EXERCISE REQUIREMENTS:
Retype only what runs from the beginning of the data through the line with "(ficha) at (178,993)"; please omit the pictures and keep every line exact.

RECORDED INFORMATION:
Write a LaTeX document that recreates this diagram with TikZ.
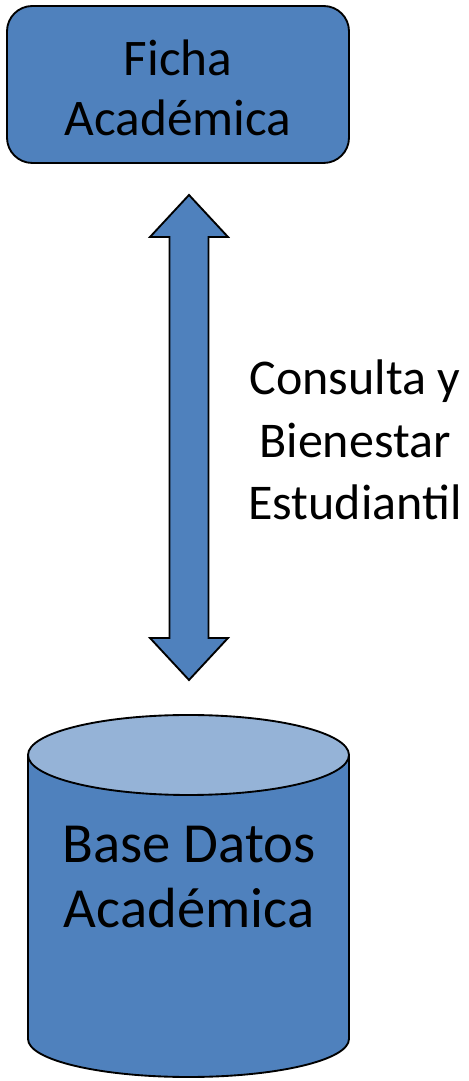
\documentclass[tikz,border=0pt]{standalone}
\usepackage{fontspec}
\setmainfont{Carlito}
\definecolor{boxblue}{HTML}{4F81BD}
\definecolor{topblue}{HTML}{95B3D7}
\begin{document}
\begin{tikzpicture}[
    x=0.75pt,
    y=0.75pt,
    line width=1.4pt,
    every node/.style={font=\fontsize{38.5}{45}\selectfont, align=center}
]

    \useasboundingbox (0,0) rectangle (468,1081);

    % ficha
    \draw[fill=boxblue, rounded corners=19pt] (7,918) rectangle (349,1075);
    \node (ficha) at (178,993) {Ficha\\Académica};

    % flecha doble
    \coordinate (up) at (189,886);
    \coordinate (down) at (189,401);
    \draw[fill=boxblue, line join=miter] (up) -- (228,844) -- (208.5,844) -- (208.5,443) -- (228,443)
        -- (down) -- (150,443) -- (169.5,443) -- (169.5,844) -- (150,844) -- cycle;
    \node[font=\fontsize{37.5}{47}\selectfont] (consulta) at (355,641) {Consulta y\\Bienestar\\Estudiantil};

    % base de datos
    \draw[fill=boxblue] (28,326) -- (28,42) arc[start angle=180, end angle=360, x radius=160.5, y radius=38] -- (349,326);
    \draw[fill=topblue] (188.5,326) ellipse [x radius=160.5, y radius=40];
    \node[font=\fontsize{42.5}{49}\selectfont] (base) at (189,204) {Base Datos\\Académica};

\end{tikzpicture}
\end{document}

RESPONSE TO THE TASK:
Write a LaTeX document that recreates this diagram with TikZ.
\documentclass[tikz,border=0pt]{standalone}
\usepackage{fontspec}
\setmainfont{Carlito}
\definecolor{boxblue}{HTML}{4F81BD}
\definecolor{topblue}{HTML}{95B3D7}
\begin{document}
\begin{tikzpicture}[
    x=0.75pt,
    y=0.75pt,
    line width=1.4pt,
    every node/.style={font=\fontsize{38.5}{45}\selectfont, align=center}
]

    \useasboundingbox (0,0) rectangle (468,1081);

    % ficha
    \draw[fill=boxblue, rounded corners=19pt] (7,918) rectangle (349,1075);
    \node (ficha) at (178,993) {Ficha\\Académica};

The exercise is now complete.